コメディーでもシリアスでも「演技大賞」受賞 “硬軟自在”の実力派キム・ナムギルとは? 素顔はエネルギッシュ「熱量が違う」<熱血司祭2>

2024/11/08 07:10 配信

ドラマ コラム

「熱血司祭」シーズン2より(C)2024 SBS & Studio S. All rights reserved.

「熱血司祭」との出会い 初の「演技大賞」大賞受賞


復讐物に立て続けに出演し、シリアスな演技でファンを魅了してきたナムギル。何を考えているか分からないミステリアスな雰囲気が彼の持ち味…と思いきや、そんな彼が2019年に出会ったのが「熱血司祭」のキム・ヘイルというキャラクターだ。

国家情報院出身でカトリック教会の司祭ヘイルが悪事を働く権力者たちに立ち向かう痛快アクションコメディーで、聖職者が主人公でありながら決闘シーンが毎回のように登場。ナムギル演じる“すぐキレる司祭”を中心に、キム・ソンギュン扮(ふん)するヘタレ刑事デヨン、イ・ハニ演じる出世のためなら手段を選ばない女性検事キョンソンらひとくせある面々が協力し合いながら殺人事件の捜査に乗り出す。

シリアスなテーマを扱いながらも、憤怒調節障害のあるヘイルが刑事デヨンとコミカルな小競り合いを繰り広げた本作は、最高視聴率22%を記録するヒット。年末の「SBS演技大賞」でナムギル自身が大賞を獲得したほか、作品全体で8冠という快挙。「ソウルドラマアワード2019」でも最優秀作品賞(韓流ドラマ賞部門)を獲得するなど、社会現象級の盛り上がりとなった。

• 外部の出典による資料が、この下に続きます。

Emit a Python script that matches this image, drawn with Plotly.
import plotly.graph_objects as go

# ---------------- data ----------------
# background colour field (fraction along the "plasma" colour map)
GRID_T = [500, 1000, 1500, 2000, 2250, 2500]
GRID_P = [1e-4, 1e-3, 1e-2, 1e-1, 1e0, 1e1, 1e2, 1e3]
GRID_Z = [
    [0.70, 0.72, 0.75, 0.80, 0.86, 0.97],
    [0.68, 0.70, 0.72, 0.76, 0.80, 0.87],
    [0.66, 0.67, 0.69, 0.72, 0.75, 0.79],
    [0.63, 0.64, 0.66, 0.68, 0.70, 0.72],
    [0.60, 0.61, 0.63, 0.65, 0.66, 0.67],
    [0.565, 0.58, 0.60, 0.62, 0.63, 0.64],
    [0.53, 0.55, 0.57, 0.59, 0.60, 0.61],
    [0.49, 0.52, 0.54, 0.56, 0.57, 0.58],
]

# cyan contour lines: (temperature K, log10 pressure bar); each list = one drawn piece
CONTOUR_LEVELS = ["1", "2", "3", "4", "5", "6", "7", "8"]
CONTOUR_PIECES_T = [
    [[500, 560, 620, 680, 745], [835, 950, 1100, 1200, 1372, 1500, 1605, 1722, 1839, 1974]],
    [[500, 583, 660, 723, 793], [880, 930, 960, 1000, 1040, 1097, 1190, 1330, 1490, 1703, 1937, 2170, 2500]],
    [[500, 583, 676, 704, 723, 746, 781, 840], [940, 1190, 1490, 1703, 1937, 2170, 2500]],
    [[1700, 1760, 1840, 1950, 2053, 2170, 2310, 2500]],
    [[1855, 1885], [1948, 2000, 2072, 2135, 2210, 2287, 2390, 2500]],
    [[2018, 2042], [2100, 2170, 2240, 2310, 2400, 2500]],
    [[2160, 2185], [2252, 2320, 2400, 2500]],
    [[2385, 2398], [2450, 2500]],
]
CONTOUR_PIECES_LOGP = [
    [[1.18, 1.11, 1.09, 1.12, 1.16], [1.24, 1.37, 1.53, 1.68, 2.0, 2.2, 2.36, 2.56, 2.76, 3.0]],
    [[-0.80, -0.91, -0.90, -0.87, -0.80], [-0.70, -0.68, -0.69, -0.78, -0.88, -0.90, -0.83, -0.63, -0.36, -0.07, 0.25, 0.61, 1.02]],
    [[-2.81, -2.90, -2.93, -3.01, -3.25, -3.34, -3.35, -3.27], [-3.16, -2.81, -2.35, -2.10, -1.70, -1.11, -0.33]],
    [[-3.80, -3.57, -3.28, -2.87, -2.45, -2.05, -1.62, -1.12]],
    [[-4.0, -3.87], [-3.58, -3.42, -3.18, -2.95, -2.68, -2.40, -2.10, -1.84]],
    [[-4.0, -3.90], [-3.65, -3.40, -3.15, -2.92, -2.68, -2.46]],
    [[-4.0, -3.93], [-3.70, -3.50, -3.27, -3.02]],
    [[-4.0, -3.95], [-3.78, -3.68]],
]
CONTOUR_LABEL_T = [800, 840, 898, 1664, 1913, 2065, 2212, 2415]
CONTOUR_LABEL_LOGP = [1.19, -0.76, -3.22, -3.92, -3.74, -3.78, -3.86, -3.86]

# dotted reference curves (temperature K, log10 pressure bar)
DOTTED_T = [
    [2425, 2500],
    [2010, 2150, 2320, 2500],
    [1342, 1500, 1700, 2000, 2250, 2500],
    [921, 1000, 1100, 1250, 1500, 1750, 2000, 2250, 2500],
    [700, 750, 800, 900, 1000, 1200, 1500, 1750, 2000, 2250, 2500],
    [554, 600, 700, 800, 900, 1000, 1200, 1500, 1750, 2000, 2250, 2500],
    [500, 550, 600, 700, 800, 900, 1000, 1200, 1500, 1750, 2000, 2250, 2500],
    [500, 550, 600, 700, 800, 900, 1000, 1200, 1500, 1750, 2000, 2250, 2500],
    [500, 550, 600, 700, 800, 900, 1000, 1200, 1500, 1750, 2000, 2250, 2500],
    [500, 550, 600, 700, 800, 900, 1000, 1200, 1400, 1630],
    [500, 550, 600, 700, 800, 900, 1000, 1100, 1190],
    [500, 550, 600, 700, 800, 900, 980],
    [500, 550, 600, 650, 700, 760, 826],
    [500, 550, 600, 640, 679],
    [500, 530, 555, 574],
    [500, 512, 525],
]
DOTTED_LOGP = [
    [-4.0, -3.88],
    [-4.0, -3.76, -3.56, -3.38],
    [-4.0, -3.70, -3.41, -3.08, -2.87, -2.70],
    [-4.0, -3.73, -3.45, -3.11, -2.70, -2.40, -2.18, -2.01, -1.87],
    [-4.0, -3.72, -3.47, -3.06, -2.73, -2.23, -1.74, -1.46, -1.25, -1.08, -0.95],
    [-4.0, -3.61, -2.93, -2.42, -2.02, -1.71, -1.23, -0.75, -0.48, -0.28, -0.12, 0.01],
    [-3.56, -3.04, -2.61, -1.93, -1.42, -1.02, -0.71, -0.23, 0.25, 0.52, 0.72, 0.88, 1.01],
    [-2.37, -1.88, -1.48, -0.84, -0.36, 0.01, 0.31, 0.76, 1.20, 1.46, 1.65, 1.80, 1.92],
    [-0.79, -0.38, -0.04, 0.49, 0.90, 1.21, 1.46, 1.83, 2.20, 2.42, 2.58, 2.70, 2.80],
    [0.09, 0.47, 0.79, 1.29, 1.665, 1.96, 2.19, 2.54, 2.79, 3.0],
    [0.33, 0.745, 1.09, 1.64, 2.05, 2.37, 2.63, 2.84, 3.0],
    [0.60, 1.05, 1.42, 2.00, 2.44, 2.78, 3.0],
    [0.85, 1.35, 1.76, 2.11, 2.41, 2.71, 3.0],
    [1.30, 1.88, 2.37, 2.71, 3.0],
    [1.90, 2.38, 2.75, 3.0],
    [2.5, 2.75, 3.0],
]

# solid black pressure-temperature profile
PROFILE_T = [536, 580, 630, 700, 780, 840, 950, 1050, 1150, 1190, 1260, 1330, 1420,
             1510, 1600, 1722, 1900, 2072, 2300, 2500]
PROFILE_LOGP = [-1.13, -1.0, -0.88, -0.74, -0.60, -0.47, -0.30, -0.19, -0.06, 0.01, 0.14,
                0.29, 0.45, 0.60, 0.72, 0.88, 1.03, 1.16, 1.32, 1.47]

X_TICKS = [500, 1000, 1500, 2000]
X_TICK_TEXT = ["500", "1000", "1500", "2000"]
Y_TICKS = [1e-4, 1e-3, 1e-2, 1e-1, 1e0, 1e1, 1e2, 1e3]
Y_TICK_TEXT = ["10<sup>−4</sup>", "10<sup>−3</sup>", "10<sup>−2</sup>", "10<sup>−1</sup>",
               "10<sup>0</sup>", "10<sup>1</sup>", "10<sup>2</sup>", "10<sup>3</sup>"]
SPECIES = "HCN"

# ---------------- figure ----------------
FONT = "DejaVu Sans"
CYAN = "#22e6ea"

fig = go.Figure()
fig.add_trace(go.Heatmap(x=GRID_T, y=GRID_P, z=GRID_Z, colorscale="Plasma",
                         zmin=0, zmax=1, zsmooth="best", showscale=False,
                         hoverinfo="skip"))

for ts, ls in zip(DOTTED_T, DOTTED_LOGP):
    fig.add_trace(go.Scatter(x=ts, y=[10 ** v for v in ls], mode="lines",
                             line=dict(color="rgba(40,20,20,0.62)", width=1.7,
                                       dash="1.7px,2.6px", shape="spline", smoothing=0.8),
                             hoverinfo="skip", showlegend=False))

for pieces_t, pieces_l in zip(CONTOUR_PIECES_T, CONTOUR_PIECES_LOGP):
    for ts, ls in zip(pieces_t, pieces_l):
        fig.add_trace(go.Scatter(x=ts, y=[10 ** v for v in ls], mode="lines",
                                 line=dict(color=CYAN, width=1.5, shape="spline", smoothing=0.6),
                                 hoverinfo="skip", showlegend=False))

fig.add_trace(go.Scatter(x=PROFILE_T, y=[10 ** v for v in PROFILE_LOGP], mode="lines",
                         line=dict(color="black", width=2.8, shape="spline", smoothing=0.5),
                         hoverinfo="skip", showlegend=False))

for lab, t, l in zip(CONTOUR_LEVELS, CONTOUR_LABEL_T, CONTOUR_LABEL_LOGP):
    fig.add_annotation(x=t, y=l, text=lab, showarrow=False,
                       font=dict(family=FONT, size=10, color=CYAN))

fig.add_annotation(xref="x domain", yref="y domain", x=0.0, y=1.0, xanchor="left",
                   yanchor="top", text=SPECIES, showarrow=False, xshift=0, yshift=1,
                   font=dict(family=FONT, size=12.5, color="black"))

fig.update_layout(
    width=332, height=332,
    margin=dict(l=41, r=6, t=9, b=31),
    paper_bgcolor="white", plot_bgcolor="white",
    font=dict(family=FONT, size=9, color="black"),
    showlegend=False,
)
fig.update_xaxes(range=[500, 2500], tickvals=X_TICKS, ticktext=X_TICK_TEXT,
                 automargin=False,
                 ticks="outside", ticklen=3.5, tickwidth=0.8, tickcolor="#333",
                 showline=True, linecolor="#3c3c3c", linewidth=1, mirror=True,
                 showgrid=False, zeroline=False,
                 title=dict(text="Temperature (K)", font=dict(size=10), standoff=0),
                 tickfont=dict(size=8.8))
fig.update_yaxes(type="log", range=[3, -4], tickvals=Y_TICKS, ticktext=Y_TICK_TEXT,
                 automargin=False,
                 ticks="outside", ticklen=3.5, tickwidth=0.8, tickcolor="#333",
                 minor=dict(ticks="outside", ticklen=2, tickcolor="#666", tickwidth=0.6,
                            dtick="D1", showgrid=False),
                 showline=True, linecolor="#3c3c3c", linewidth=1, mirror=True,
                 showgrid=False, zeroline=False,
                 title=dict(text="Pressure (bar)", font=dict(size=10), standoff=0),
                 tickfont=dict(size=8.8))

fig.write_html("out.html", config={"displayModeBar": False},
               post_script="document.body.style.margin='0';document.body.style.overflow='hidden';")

明るくエネルギッシュで感情をため込まない、そんなネアカなキャラクターで大いに笑わせてくれるヘイルだが、実はかつて、とっさの判断ミスで子どもの命を奪ってしまった過去を持つ。怒りを調節できない“憤怒調節障害”はその時のトラウマだ。心の奥底にそんな葛藤を忍ばせ、ふとした瞬間にちらりとのぞかせる…そんな奥行きあるキャラクターをナムギルが確かな演技力で作り上げている。

クライムサスペンスでも「演技大賞」大賞獲得


一方で、3年後の2022年には本格クライムサスペンス「悪の心を読む者たち」に主演。“韓国初のプロファイラー”ソン・ハヨン役で重厚な演技を見せ、シリアスな作品との抜群の相性もあらためて証明してみせた。

“サイコパス”という言葉もまだ知られていなかった1990年代を舞台に、韓国で実際に起きた残忍な連続殺人事件をモチーフに構成された同作で、動機のない“狂気の殺人”に向き合うハヨン。凶悪犯の心理を理解しようとすればするほど彼の心は悪に蝕まれ、自分を見失っていく…。ナムギル自身、この作品の撮影中「実在の被害者の家族にとってさらなる被害や傷にならないかが心配でした」と、常に悩みながら役に向き合ったことを放送後に打ち明けている。

コミカルなテイストの「熱血司祭」とは180度様相の異なる「悪の心を読む者たち」で重厚な演技を見せたナムギルは、この作品でも「SBS演技大賞」大賞を獲得。1年を通して最も魅力的な演技を見せた主演俳優として、韓国ドラマ界に再びその名を刻んだ。